# Let's just own that pedal bikes are more than twice as fast Class 1 eBikes



## _CJ (May 1, 2014)

Over the years there has been a lot of back and forth arguing about just how fast a Class 1 eBike can go and whether or not they are faster then pedal bikes.

I have ridden pedal bikes downhill and been blown away by how fast they are.

So I decided to sit down and compare the speeds of some downhill segments on Strava I've ridden on my pedal bike vs some climbing segments I've ridden on my class1 ebike. This is something I have wanted to do for a number of years now, and finally had the opportunity. 

The results are in, pedal bikes going downhill are super fast, more than twice as fast as a class 1 ebike when climbing.

Please note - I am not saying this is a good or bad thing.
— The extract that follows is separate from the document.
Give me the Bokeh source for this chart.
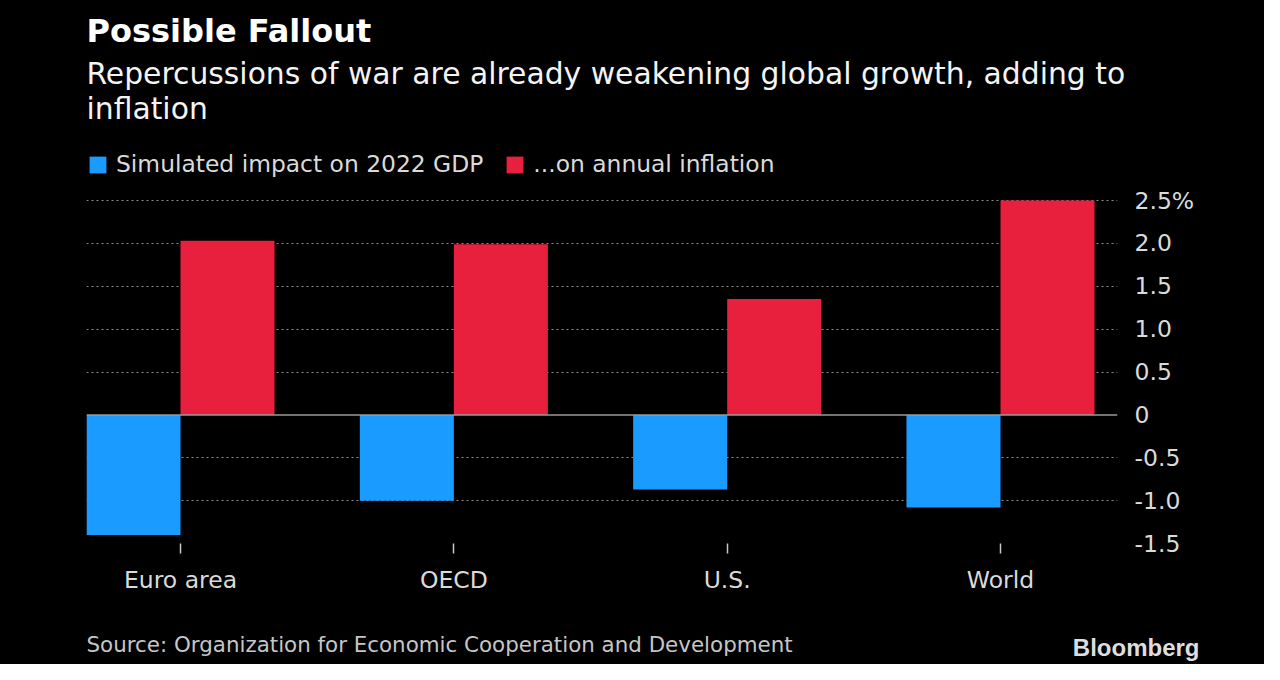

I am not saying this can impact every single trail. This is simply a comment about the speed of pedal bikes. I have been a member on this site for years now, and the common line from many pedal bikers is that ebikes are faster.... that is just not true. Can we stop denying it?


😁 


.


----------



## Tickle (Dec 11, 2013)

The real question is which one of these gives you the better workout? Riding an "analog acoustic completely different sport" bike DH, or pedaling an ebike uphill twice as fast while elbowing riders off the trail as you blow past them?


----------



## 127.0.0.1 (Nov 19, 2013)

I can't see my own hands from all the stupid that comes out my screen right here right now


----------



## Battery (May 7, 2016)




----------



## Squirrel in the Spokes (Apr 9, 2021)

Let’s just admit E-Bikers are at least twice as likely to be feel unfairly victimized than any other bike rider.

please note - this isn’t good or bad, just an observation


----------



## driver bob (Oct 12, 2005)

/CLOSED


----------